Étienne est averti de ce revirement, mais bien que ses conseillers lui disent qu'il serait mieux pour sa sureté qu'il quitte la ville, il n'en fait rien. Étienne, très soucieux de sa propre réputation, décide qu'il est préférable qu'il mène ses troupes. Les deux camps semblent prêts à jouer le sort du royaume sur une seule bataille.
L'armée des comtes de Chester et de Gloucester se déplace vers le Lincoln le 1er février 1141, et arrive sur la rive de la rivière Witham le dimanche 2 février, le jour de la Chandeleur. Plusieurs de ses barons conseillent à Étienne de ne pas engager la bataille ce jour-là, d'autant plus qu'un mauvais présage a eu lieu. En effet, les sources contemporaines relatent qu'à la messe de sept heures, ce matin-là, la bougie que le roi a reçue, et qu'il tenait dans la procession, s'est brisée, est tombée et s'est éteinte.
Le déroulement de la bataille
Un peu plus tard, les troupes de ses ennemis franchissent la Witham vers l'ouest de la ville. Les troupes royales descendent alors la colline de Lincoln. Les troupes des comtes de Chester et de Gloucester ont l'avantage dans l'infanterie légère, grâce aux Gallois. Alors que la bataille s'engage, une force avancée de cavaliers et d'infanterie est envoyée retarder la traversée de la rivière des assaillants, mais elle est rapidement mise en déroute. Les forces angevines arrivent alors rapidement au contact de l'armée royale.
Rapidement, les comtes de York et de Richmond, ainsi que les forces bretonnes de ce dernier désertent la bataille. De ce fait ils encouragent leurs adversaires qui peu à peu cernent le roi. Bientôt les forces du roi cèdent à la panique, et les autres comtes s'enfuient, laissant le roi seul avec ses hommes, incapables de s'enfuir car ils sont descendus de cheval pour combattre.

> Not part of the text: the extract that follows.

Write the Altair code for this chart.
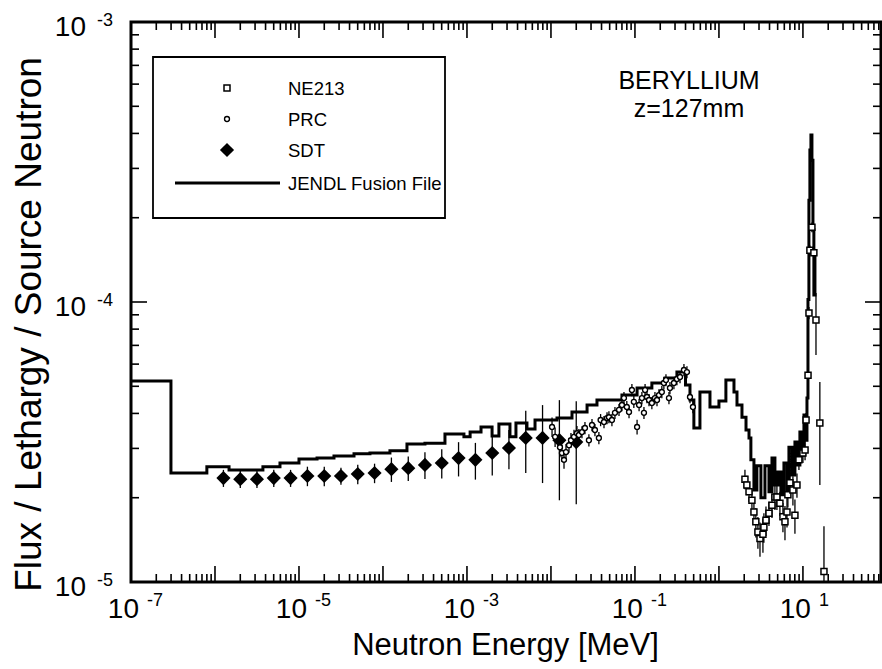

Le roi se retrouve seul, et en hardi combattant qu'il est, envoie ses hommes à l'assaut de ses ennemis. Il se bat à la hache, puis quand elle casse, à l'épée. Robert de Torigny rendra hommage à son courage, écrivant que si cent hommes de son calibre l'avaient accompagné, la victoire aurait changé de camp. Après un temps, les assauts répétés des chevaliers adverses font leur effet, et le roi est capturé par Guillaume de Cahaignes.
Conclusion
De nombreux nobles sont capturés à la suite de la bataille : Gilbert de Gand, Baudouin FitzGilbert de Clare, Roger de Montbray, William II Peverel de Nottingham, Richard de Courcy, Bernard de Bailleul et Guillaume Fossard1.
Le comte Ranulf et d'autres vainqueurs entrent dans la cité et la mettent à sac comme c'est la tradition à l'époque1. Ils massacrent les membres de la milice locale favorables au roi.
Le roi est emmené à Gloucester pour rencontrer Mathilde l'Emperesse, puis est emprisonné au château de Bristol, qui appartient au comte de Gloucester. Il est mis sous bonne garde, et peut-être même enchaîné. Plus tard, il est déposé, et ne recouvrera la liberté que grâce à la capture de Robert Gloucester à la suite de la bataille de Winchester.
Peu de temps après la bataille, Geoffroy, comte d'Anjou, et mari de l'Emperesse est averti de la victoire à Lincoln. Il envahit aussitôt la Normandie, et comme Étienne a été déposé à la suite de sa défaite, les nobles du duché ne peuvent que lui rendre hommage.